Choosing the Right Smoothing Compound


The application of a suitable floor smoothing compound or smoothing underlayment helps to ensure a perfectly smooth base for the receipt of new floorcoverings, ensuring subfloor imperfections do not transfer to the finished installation. While general-purpose smoothing compounds are ideal for many situations, there are also scenarios when it is advantageous, or even highly recommended, to use a smoothing compound with specialist features.


These products have been developed to provide a long-lasting, professional flooring finish, as well as to optimise the installation process in particular situations, such as when working to tight timescales or installing floorcoverings over certain subfloor types.


Fast-track applications

Many recent innovations in smoothing compounds have helped to speed up the subfloor preparation process, supporting contractors under pressure to meet strict deadlines, without compromising on finished results.

The fastest-drying products are walk-on hard from just 30 minutes after application and ready to receive floorcoverings in as little as 45 minutes later. Many are suitable for use over a wide range of subfloor types, including sand/cement and concrete screeds, as well as application over waterproof surface membranes.


Adhesive residues

Another development that has sped up subfloor preparation is the formulation of smoothing compounds that can be applied directly over old adhesive residues, eliminating the need to spend valuable time mechanically removing them. In most cases, there is no need to apply a primer when opting for this type of smoothing compound, saving further time and expense. Market-leading versions, such as Stopgap 1200, allow floorcoverings to be installed from just four hours.

Traditionally these products have only been available in bag and bottle form. However, recent advancements in cement technology have enabled the development of water-mix alternatives, providing another choice for contractors. As a water-mix smoothing compound, no bottle is required, reducing the plastic waste produced by the flooring industry.


Plywood or steel

The application of a smoothing compound that is designed to accommodate slight movements or flexing in the subfloor is recommended when working over subfloors of plywood or steel.

These products are reinforced with tiny fibres that maintain the integrity of the smoothing compound when subject to minor subfloor movement as a result of normal foot traffic or temperature fluctuations.


Heavy-duty applications

When it comes to preparing floors that will be subject to heavy loads or high levels of foot traffic, a heavy-duty smoothing compound should be selected for its high compressive strength, which will ensure that installations can withstand this kind of treatment for years to come.

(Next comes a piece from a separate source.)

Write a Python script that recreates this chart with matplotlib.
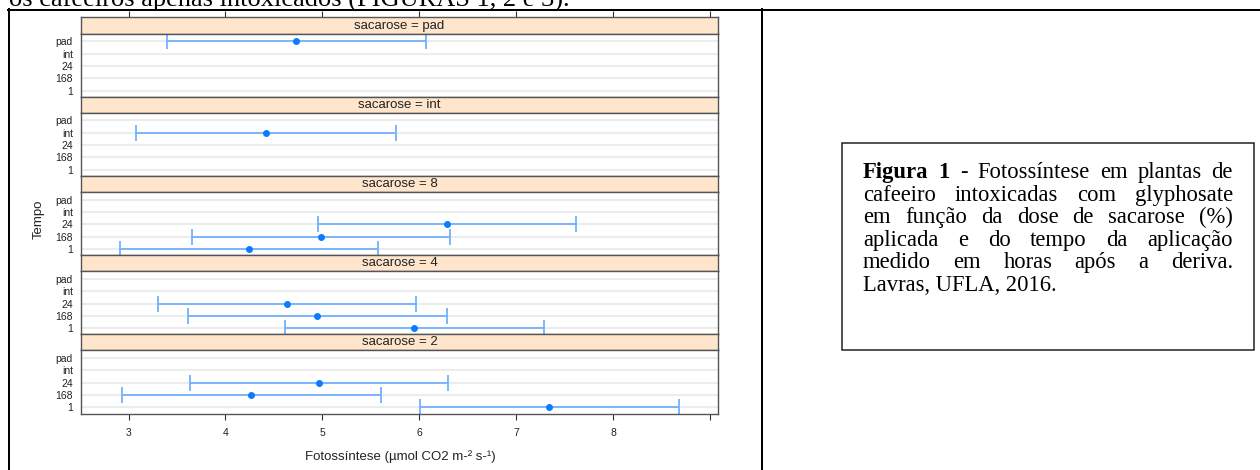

Such smoothing compounds are a popular choice for preparing subfloors in retail settings, schools and hospitals. The excellent self-levelling properties of select heavy-duty smoothing compounds also help ensure the optimal base for designer flooring.


Other smoothing compounds

Calcium sulphate screeds have become an increasingly common choice of subfloor, especially in new-build properties and where underfloor heating is incorporated within the subfloor. Manufacturers of calcium sulphate screeds advise that a calcium sulphate-based smoothing compound is applied when dealing with this type of subfloor as both components shrink at the same rate during the drying process, limiting the amount of stress at the bond interface.


Initial preparations

Before a smoothing compound is applied, the subfloor must be checked to ensure that it is suitably sound, smooth and dry enough for the receipt of subfloor preparation products and floorcoverings. This should include the removal of any old adhesive residues, unless a specialist smoothing compound is used that can be applied directly over the top. There are also situations where additional preparations, such as the application of a repair compound, will be required to achieve a perfectly smooth base; for example, where sand/cement screeds are mechanically damaged.

A subfloor moisture test should be undertaken as part of any flooring installation. Where relative humidity (RH) levels within the subfloor are above 75% (65% if installing bonded wood floorcoverings), the application of a waterproof surface membrane will be required to prevent excess subfloor moisture attacking adhesives and floorcoverings, potentially leading to floor failure. The application of a primer is also recommended in almost all circumstances prior to installing a smoothing compound.

After these steps have been undertaken, the application of an appropriate smoothing compound is the final stage in the subfloor preparation process before new floorcoverings can be installed.